CHALLENGE — In the records that follow, locate every line with "this" and extract it.

(Records with drawing code)
========================================================================
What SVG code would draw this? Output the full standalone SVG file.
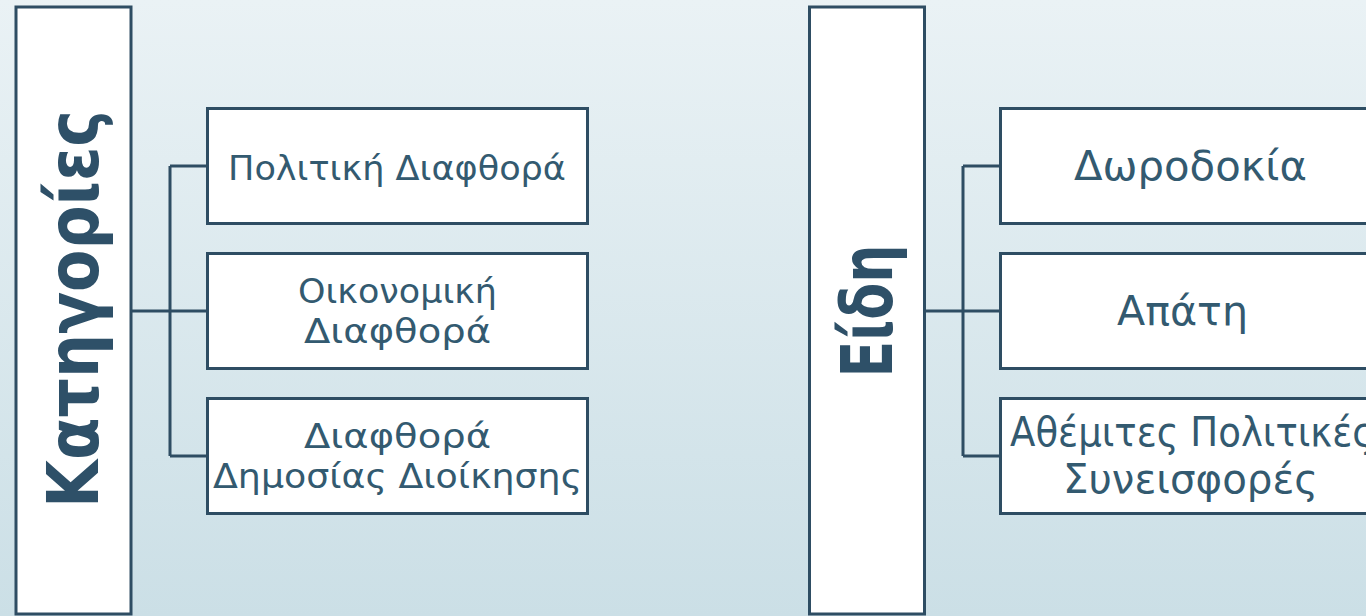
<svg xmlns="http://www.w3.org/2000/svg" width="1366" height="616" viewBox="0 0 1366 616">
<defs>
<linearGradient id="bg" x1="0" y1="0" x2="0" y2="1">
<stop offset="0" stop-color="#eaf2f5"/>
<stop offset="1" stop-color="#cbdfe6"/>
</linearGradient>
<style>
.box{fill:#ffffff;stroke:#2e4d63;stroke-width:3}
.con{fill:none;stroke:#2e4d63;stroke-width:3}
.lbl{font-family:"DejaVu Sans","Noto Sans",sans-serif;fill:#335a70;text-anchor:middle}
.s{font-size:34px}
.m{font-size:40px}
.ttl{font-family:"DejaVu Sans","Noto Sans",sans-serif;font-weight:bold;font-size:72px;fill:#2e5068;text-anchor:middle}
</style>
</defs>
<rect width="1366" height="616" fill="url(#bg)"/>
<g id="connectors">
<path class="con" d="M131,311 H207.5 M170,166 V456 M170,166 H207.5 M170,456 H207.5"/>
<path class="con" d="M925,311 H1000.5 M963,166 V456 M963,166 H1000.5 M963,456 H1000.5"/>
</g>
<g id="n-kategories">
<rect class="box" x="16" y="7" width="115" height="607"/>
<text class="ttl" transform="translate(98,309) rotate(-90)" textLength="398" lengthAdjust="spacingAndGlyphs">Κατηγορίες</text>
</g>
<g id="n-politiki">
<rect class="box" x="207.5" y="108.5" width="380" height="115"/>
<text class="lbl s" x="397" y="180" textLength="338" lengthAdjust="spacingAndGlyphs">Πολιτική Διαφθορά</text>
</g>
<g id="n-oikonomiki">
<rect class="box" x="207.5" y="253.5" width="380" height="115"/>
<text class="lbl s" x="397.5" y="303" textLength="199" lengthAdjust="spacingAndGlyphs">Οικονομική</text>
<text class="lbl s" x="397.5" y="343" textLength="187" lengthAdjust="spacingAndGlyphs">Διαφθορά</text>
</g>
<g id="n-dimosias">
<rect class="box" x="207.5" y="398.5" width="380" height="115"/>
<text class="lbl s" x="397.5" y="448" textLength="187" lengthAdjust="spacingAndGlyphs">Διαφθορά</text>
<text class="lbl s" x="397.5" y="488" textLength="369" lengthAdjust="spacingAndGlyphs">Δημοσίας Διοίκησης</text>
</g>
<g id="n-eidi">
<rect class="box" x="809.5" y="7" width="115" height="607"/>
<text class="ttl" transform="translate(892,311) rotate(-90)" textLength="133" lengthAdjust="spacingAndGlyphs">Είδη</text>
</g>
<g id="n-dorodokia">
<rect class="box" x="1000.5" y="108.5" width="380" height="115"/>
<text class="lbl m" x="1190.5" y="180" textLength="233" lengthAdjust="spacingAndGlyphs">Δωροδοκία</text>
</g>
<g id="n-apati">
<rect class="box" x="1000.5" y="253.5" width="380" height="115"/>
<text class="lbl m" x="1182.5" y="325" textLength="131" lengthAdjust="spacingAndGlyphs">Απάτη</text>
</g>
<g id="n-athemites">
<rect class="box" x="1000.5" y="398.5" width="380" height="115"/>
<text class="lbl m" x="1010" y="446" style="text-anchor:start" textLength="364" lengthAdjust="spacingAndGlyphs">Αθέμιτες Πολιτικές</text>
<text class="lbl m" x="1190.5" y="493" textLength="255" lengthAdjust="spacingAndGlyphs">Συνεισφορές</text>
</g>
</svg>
========================================================================
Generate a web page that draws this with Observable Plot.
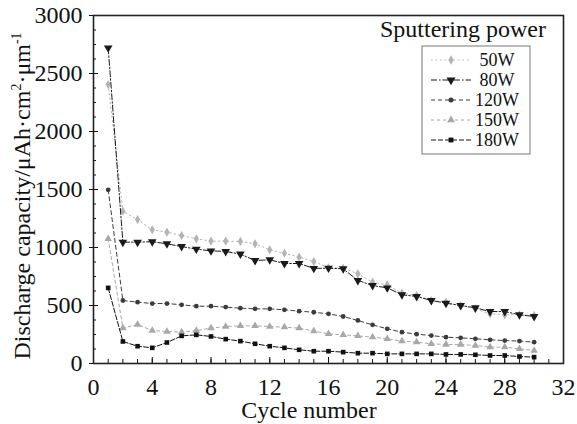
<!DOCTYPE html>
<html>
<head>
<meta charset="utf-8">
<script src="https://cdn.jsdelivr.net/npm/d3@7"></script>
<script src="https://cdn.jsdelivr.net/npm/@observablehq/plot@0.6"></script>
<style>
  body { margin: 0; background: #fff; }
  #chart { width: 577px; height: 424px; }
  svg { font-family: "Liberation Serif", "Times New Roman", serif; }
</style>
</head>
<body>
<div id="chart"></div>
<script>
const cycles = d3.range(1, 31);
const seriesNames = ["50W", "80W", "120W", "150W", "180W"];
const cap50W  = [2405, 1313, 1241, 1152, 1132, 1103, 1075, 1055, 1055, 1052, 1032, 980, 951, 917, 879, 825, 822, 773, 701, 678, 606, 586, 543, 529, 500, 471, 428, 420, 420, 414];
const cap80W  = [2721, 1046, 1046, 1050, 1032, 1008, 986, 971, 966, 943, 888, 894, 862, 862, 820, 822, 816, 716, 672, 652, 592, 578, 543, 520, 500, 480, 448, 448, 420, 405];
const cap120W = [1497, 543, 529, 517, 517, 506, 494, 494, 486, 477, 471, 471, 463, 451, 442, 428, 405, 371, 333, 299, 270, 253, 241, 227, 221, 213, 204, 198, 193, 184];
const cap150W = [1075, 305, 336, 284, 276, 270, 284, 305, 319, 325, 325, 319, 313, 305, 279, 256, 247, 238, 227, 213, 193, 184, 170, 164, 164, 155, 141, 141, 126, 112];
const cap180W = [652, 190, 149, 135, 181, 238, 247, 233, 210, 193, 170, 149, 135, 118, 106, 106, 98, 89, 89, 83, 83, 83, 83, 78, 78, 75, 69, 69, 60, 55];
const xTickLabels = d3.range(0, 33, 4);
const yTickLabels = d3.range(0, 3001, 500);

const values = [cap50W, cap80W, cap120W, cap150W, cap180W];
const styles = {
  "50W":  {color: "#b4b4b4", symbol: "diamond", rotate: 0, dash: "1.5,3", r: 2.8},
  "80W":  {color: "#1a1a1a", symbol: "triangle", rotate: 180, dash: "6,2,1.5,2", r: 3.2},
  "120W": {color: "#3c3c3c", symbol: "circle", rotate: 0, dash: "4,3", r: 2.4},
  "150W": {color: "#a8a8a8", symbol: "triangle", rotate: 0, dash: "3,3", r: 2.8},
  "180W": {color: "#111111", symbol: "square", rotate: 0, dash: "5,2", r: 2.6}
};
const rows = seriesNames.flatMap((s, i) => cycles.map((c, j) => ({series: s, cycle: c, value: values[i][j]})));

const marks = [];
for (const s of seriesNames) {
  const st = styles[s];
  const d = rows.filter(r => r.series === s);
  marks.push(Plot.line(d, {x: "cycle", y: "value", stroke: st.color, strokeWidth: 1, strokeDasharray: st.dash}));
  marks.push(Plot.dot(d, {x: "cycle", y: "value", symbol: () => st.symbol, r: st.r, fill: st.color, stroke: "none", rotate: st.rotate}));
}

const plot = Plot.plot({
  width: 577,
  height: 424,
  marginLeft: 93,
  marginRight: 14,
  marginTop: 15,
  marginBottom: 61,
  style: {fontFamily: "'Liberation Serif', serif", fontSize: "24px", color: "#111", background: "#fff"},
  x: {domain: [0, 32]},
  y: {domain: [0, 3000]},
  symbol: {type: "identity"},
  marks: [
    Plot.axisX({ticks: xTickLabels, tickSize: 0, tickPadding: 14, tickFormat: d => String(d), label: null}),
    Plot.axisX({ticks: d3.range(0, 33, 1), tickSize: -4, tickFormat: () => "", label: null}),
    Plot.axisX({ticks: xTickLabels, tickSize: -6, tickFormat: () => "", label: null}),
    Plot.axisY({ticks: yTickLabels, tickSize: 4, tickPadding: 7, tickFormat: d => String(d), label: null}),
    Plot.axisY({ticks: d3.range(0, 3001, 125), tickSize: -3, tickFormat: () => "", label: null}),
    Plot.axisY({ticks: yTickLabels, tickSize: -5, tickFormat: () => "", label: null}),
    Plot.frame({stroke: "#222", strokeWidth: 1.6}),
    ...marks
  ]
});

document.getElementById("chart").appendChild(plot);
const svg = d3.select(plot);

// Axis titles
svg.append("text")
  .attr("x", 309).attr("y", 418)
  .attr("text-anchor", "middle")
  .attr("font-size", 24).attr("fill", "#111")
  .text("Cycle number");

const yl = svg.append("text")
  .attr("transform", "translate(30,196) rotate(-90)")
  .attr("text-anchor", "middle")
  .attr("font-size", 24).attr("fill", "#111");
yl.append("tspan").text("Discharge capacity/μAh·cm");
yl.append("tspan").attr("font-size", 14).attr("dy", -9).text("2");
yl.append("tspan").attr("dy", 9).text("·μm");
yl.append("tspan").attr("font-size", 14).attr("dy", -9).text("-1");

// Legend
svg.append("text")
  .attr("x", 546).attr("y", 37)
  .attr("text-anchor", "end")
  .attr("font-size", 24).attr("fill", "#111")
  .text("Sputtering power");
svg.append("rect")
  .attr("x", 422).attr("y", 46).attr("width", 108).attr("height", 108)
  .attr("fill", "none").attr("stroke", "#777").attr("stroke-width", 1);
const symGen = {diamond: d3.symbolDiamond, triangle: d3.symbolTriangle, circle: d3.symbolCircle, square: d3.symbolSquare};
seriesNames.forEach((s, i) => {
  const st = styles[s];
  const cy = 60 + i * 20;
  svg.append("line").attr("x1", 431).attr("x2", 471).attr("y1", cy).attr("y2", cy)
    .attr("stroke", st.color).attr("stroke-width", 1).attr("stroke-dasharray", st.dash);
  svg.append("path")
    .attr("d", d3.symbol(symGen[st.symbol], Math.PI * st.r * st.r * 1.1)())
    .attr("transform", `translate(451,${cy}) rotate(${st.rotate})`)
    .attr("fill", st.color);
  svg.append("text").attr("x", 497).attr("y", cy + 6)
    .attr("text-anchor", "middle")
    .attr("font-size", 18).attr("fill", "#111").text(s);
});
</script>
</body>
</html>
========================================================================
RESPONSE TO THE EXERCISE —
What SVG code would draw this? Output the full standalone SVG file.
Generate a web page that draws this with Observable Plot.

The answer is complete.